Berkman and his director, David Schweizer, adeptly juggle all relationships that form the sad tapestry of self-image issues on which Beauty on the Vine is built, from the tenuous mother and daughter connection Garrick and Richardson present to the racial uncertainty Overshown's ethnically enigmatic Sweet literally wears on his face. And despite the scenes' arrangement as stones along Sweet's stream of consciousness, nothing ever confuses: Wilde's magnetic performances as Lauren and her two imitators are so distinct and so detailed that there's never any question of what's happening when, or why. Overshown's performance matches hers, so smoothly natural and genial you understand immediately why an attraction would form between the two, a crucial foundation for this story.
What's less obvious is why Berkman did not consider his tightly constructed story about the risks and consequences of undue adulation, whether from nearby or from afar, enough of a play on its own. An eighth character, Sweet's friend Ellie (Helen Coxe), sheds no new light on Lauren's central cipher; Ellie has her own vaguely related concerns - she wants to have a baby via artificial insemination, but how to choose the right frozen father? - but spends most of her time restating in more general terms what's been better established elsewhere.
Worse, though, is Berkman's ultimate treatment of Lauren: His delving into her political beliefs and her tactics for unleashing them on the masses eventually turns up an extra layer of artifice that takes her masquerade into the realm of the unbelievable. By revealing too much about her, Berkman robs her of the enigmatic allure that not only drives the play but separates her from so many other bleeding-heart Republicans in Name Only that have shown up in recent political plays.

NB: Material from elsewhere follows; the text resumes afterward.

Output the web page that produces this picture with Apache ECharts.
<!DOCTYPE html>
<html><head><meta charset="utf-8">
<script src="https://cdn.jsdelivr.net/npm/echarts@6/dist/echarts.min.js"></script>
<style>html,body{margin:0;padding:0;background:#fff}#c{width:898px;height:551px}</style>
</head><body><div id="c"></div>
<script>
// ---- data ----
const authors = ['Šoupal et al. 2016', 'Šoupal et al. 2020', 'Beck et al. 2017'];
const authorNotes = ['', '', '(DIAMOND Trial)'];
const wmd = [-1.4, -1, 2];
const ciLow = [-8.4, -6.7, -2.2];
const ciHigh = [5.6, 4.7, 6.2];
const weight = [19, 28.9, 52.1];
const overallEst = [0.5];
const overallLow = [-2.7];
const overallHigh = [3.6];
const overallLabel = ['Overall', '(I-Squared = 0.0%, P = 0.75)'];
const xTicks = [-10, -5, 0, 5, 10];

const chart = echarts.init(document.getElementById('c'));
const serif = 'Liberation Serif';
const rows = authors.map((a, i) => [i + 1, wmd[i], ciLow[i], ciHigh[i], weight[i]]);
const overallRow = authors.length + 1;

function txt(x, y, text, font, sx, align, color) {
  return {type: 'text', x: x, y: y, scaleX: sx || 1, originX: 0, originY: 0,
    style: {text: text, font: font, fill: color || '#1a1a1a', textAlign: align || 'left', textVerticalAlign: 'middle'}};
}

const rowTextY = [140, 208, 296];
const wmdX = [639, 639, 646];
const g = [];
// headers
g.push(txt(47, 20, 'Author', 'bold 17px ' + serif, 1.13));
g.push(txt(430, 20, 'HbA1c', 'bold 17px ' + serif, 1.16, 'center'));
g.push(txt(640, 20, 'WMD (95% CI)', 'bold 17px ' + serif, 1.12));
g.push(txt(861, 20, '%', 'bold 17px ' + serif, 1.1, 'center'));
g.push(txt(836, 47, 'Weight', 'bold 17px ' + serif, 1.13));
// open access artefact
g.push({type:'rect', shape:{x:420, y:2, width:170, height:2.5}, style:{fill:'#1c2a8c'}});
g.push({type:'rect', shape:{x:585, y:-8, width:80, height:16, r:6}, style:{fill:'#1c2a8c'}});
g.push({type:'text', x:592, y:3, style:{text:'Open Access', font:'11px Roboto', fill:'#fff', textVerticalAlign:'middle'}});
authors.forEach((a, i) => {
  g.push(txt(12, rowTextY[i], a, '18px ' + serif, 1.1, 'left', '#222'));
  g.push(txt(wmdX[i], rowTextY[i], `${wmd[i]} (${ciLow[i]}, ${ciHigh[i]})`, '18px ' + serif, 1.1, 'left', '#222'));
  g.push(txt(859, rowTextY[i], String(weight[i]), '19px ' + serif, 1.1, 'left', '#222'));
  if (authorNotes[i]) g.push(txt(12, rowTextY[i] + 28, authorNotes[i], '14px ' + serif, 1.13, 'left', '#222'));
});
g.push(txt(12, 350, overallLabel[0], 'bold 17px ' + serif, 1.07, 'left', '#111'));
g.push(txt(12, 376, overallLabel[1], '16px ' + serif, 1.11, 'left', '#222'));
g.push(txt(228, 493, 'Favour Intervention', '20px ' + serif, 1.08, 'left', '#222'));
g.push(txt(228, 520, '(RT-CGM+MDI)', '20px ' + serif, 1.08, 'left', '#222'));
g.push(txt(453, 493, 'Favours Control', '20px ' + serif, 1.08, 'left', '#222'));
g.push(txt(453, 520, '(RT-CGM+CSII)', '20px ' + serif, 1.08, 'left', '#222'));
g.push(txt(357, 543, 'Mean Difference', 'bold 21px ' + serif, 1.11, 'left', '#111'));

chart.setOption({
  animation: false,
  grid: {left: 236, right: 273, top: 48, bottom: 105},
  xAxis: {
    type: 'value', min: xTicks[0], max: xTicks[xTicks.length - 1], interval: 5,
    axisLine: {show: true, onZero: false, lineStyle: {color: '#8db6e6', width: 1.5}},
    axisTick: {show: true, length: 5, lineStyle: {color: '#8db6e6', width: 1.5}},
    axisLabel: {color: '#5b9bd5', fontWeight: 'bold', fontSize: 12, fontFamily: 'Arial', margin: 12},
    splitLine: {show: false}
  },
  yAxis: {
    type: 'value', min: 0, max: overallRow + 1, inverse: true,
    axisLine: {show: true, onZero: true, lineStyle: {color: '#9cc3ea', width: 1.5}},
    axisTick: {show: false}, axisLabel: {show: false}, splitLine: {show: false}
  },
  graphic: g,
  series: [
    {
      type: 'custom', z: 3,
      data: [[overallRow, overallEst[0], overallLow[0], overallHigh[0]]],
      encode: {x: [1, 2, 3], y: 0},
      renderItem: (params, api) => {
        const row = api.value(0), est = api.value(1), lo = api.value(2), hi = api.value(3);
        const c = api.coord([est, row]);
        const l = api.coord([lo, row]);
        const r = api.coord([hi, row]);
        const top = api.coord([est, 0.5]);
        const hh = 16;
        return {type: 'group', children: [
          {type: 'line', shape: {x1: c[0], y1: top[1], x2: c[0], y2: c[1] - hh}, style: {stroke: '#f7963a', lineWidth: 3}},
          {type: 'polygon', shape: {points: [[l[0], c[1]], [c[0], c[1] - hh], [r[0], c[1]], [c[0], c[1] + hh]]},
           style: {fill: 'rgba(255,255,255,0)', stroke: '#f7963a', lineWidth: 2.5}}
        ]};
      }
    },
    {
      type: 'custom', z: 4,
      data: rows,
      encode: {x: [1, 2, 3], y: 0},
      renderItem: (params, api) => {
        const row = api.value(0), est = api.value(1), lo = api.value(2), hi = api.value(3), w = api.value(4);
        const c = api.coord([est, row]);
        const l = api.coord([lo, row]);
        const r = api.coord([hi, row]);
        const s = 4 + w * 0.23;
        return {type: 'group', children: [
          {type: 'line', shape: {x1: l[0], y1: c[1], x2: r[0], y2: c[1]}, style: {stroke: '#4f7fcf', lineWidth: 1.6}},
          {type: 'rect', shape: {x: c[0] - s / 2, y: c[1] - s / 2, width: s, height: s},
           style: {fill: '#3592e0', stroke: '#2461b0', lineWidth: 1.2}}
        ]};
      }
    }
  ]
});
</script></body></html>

But once we see her true face, it's that much more difficult to sympathize with her choices or the tragic road they lead her down. This almost instantaneously transforms Beauty on the Vine from a complex jewel of a play into a foam-covered mallet; Berkman's likely goal was to present Lauren as an important light threatened with extinguishment all too soon, but instead ends up supporting his prime contention that if you dig too deep, more often than not you're not going to like what you find.